Nothing changes how it used to be

De Hallen Haarlem presents existing and new work by the American artist Slater Bradley (San Francisco, 1975). Besides several videos that refer to the popular culture of music and movies, the New York-based artist will also be showing a new series of modified photographs, paintings and videos. In his oeuvre, Bradley focuses on the tactics of seduction of popular culture, exploring how the accompanying visual language is used to appeal to our (unconscious) desires. De Hallen has shown work by the artist before, in 2007: the video ‘Dark Night of the Soul’, in the group exhibition ‘The Present Order is the Disorder of the Future’.

The exhibition takes Bradley’s key work ‘Doppelganger Trilogy’ (2001-2004) as a starting point – a monumental video trilogy about three fallen heroes of contemporary pop culture: Ian Curtis, Kurt Cobain and Michael Jackson. Bradley’s double Benjamin Brock, whom the artist has collaborated with intensively since 1999, plays these roles in the videos. The stand-in allows Bradley to both introduce an autobiographical element and at the same time keep his distance when dealing with the veneration of pop icons. For the videos of the ‘Doppelganger Trilogy’, which reconstruct a live performance by Curtis, Cobain and Jackson respectively, the artist has tried to emulate the specific form and aesthetic associated with each of these three performers: Ian Curtis in ‘Factory Archives’ in drab pre-MTV video footage, Cobain in a quasi-live recording on a fan website (‘Phantom Release’), and Michael Jackson in decomposing Super 8 footage (‘Recorded Yesterday’). ‘Doppelganger Trilogy’ is a characteristic example of Bradley’s artistic explorations, with the artist constantly alternating between the identifying gaze of the viewer and the constructed identity of the object of veneration.
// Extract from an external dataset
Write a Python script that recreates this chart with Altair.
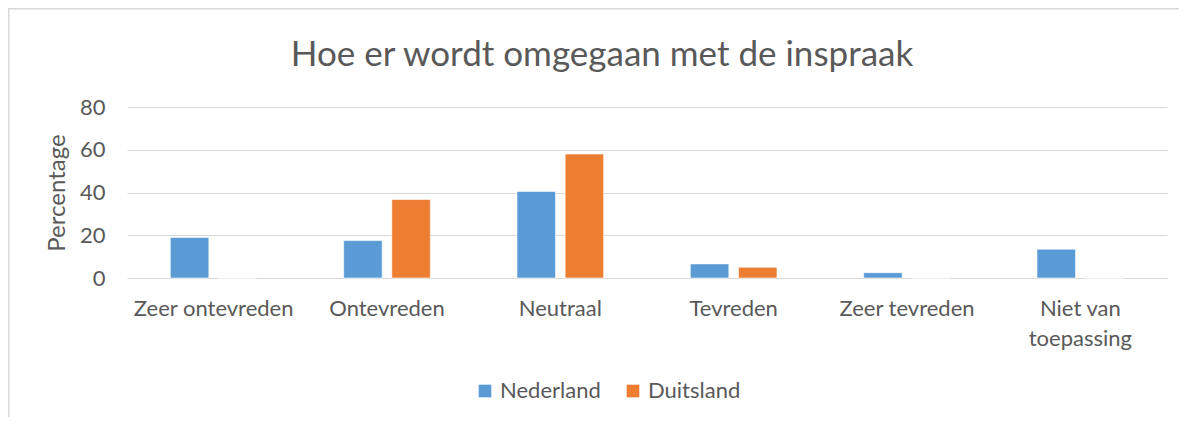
import altair as alt
import pandas as pd

categories = ["Zeer ontevreden", "Ontevreden", "Neutraal", "Tevreden", "Zeer tevreden", "Niet van toepassing"]
nederland = [19.0, 17.5, 40.5, 6.6, 2.5, 13.5]
duitsland = [0.0, 36.7, 58.0, 5.0, 0.0, 0.0]
series = ["Nederland", "Duitsland"]
colors = ["#5B9BD5", "#ED7D31"]
y_ticks = [0, 20, 40, 60, 80]
title_text = "Hoe er wordt omgegaan met de inspraak"

rows = []
for c, nl, de in zip(categories, nederland, duitsland):
    rows.append({"cat": c, "land": series[0], "val": nl})
    rows.append({"cat": c, "land": series[1], "val": de})
df = pd.DataFrame(rows)

W, H = 1040, 171
PL, PT = 119, 99
FONT = "Lato"
GREY = "#595959"

bars = alt.Chart(df).mark_bar(stroke="white", strokeWidth=0.6).encode(
    x=alt.X("cat:N", sort=categories,
            scale=alt.Scale(paddingInner=0.5, paddingOuter=0.25),
            axis=alt.Axis(title=None, labelAngle=0, labelFontSize=22, labelColor=GREY,
                          labelPadding=20, ticks=False, domain=False, grid=False,
                          labelLineHeight=30, labelFont=FONT,
                          labelExpr="datum.value == 'Niet van toepassing' ? ['Niet van', 'toepassing'] : datum.value")),
    xOffset=alt.XOffset("land:N", sort=series, scale=alt.Scale(paddingInner=0.2, paddingOuter=0)),
    y=alt.Y("val:Q", scale=alt.Scale(domain=[0, 80], nice=False),
            axis=alt.Axis(title="Percentage", values=y_ticks, labelFontSize=22, labelColor=GREY,
                          labelPadding=22, ticks=False, domain=False, grid=True,
                          gridColor="#d9d9d9", gridWidth=1.2, titleFontSize=24,
                          titleFontWeight="normal", titleColor=GREY, titlePadding=10,
                          labelFont=FONT, titleFont=FONT)),
    color=alt.Color("land:N", sort=series,
                    scale=alt.Scale(domain=series, range=colors),
                    legend=alt.Legend(title=None, orient="none", direction="horizontal",
                                      legendX=347, legendY=273, symbolType="square",
                                      symbolSize=160, symbolStrokeWidth=0,
                                      labelFontSize=22, labelColor=GREY, labelFont=FONT,
                                      columnPadding=21, labelOffset=4)),
)

border = alt.Chart(pd.DataFrame({"a": [0]})).mark_rect(
    filled=False, stroke="#d9d9d9", strokeWidth=1.5
).encode(
    x=alt.value(-PL + 0.75), x2=alt.value(W + 40),
    y=alt.value(-PT + 0.75), y2=alt.value(H + 200),
)

title = alt.Chart(pd.DataFrame({"t": [title_text]})).mark_text(
    font=FONT, fontSize=35, color=GREY, align="center", baseline="alphabetic"
).encode(
    text="t:N", x=alt.value(602 - 127), y=alt.value(66 - 107),
)

chart = alt.layer(border, bars, title).properties(
    width=W, height=H,
    autosize=alt.AutoSizeParams(type="none"),
    padding={"left": PL, "top": PT, "right": 12, "bottom": 139},
).configure(font=FONT, view=alt.ViewConfig(stroke="transparent", strokeWidth=0))

chart.save("out.html", embed_options={"renderer": "svg", "actions": False})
Besides the ‘Doppelganger Trilogy’, the exhibition will be presenting a number of more recent video and photo works and paintings, which further delve into the concepts of desire, adoration and contemporary icons at a variety of levels. In the series ‘Perfect Empathy’, Bradley has painted over pictures of nude models with gold and silver paint, simultaneously evoking formal associations with religious icons and nonchalantly reinvigorating the classic concept of the ‘muse’. ‘Adoration’ is also the main theme of the video ‘My Conclusion/My Necessity’, in which a mother applies lipstick to her daughter’s mouth in preparation of a kiss on Oscar Wilde’s gravestone. Like his contemporary Guido van der Werve, whose work is shown simultaneously in the Vleeshal, Bradley focuses on the possibility of unforeseen poetry in everyday life. Indefinable desire forms an almost tangible source of inspiration for his artistic production.